Painless Rust Cross-Compilation

Rust's cross

Rust is big on developer productivity: The tooling provided to get started with Rust development just works, be it cargo, rustup, or clippy. Another tool is in the toolbox is cross, which lets you "magically" run tests or compile for other build targets. Under the hood, cross provides a set of docker containers (one for each supported target) containing a properly set up cross compilation toolchain and execution environment; for example for arm-unknown-linux-gnueabihf, this includes the arm-linux-gnueabihf-gcc toolchain and qemu-arm for executing arm binaries.

Obviously, it would be a pain to set up each of those toolchains correctly on your host, and very hard to ensure build reproducibility when collaborating.

docker buildx

In another ecosystem, docker is pushing its refactoring of the docker build subsystem moby/buildkit slowly to become the standard of recent docker versions. One of the notable additions is the additional of the --platform arg to docker buildx. Images can be created for multiple architectures like so¹:

docker buildx --platform linux/amd64,linux/aarch64,windows/amd64 .

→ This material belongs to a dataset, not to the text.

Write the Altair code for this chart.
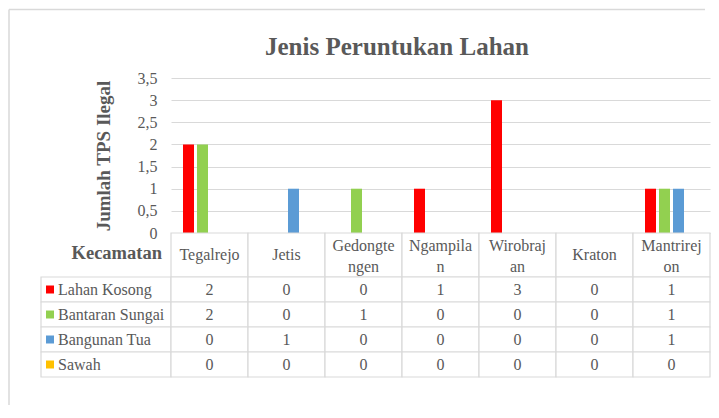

This generates a so-called multi-arch image, where the image's manifest contains references to multiple images depending on the chosen architecture. Within the Dockerfile, the following arguments are exposed: BUILDPLATFORM and TARGETPLATFORM.

Bringing it together

Given a Cargo project, I'd like to cross-compile to multiple targets with a single call to docker buildx:

docker buildx build --platform linux/amd64,linux/aarch64,windows/amd64 -o dist .

And this should yield:

~ tree dist
dist
├── linux_amd64
│   ├── my_awesome_binary
├── linux_arm64
│   ├── my_awesome_binary
└── windows_amd64
    └── my_awesome_binary.exe

.. and here's the Dockerfile for this, with inlined comments:

# Usage from crate root:
#   docker buildx build \
#     --platform linux/amd64,linux/aarch64 \
#     -f Dockerfile \
#     -o dist .
# This will put the resulting artefacts inside `./dist`.
ARG CROSSVER=0.2.1

# Poor man's mapping from buildx arch scheme to cargo
FROM --platform=$BUILDPLATFORM rustembedded/cross:aarch64-unknown-linux-musl-${CROSSVER} AS build-linux-arm64
ENV CARGO_BUILD_TARGET=aarch64-unknown-linux-musl
FROM --platform=$BUILDPLATFORM rustembedded/cross:x86_64-unknown-linux-musl-${CROSSVER} AS build-linux-amd64
ENV CARGO_BUILD_TARGET=x86_64-unknown-linux-musl
FROM --platform=$BUILDPLATFORM rustembedded/cross:arm-unknown-linux-musleabi-${CROSSVER} AS build-linux-armv6
ENV CARGO_BUILD_TARGET=arm-unknown-linux-musleabi
FROM --platform=$BUILDPLATFORM rustembedded/cross:armv7-unknown-linux-musleabihf-${CROSSVER} AS build-linux-armv7
ENV CARGO_BUILD_TARGET=armv7-unknown-linux-musleabihf
FROM --platform=$BUILDPLATFORM rustembedded/cross:x86_64-pc-windows-gnu-${CROSSVER} AS build-windows-amd64
ENV CARGO_BUILD_TARGET=x86_64-pc-windows-gnu

# actual build image
FROM --platform=$BUILDPLATFORM build-${TARGETOS}-${TARGETARCH}${TARGETVARIANT} AS crossbuild
ENV     CARGO_HOME=/usr/local/cargo \
        PATH=/usr/local/cargo/bin:$PATH
ARG RUSTVER=1.51.0

RUN curl https://sh.rustup.rs -sSf | sh -s -- \
    --default-toolchain ${RUSTVER} \
    --profile minimal \
    --target ${CARGO_BUILD_TARGET} \
    -y 

# actual building
FROM --platform=$BUILDPLATFORM crossbuild AS build
ENV CARGO_BUILD_JOBS=8
ARG TARGETPLATFORM
ARG BUILDPLATFORM
RUN echo "Building on $BUILDPLATFORM for $TARGETPLATFORM"
ARG TARGET_BINARY

WORKDIR /src
COPY . .

RUN cargo build --release

# move created binary to a well known place, as there is no access to the
# CARGO_BUILD_TARGET env var in the later extraction stage
# .. would be great to have `cargo build --out-dir` already on stable ..
RUN mkdir /out && \
    mv /src/target/$CARGO_BUILD_TARGET/release/* /out

# create an empty image just with the built binary to export
FROM scratch

COPY --from=build /out/* .

Compared to other approaches, where one would use a shared cache for Cargo's intermediate artefacts (or sccache), I found this approach to be surprisingly well suited for CI setups, as building the image is parallelized and heavily cached by the Docker daemon, and quite maintainable, as there's only one build definition involved for all build targets.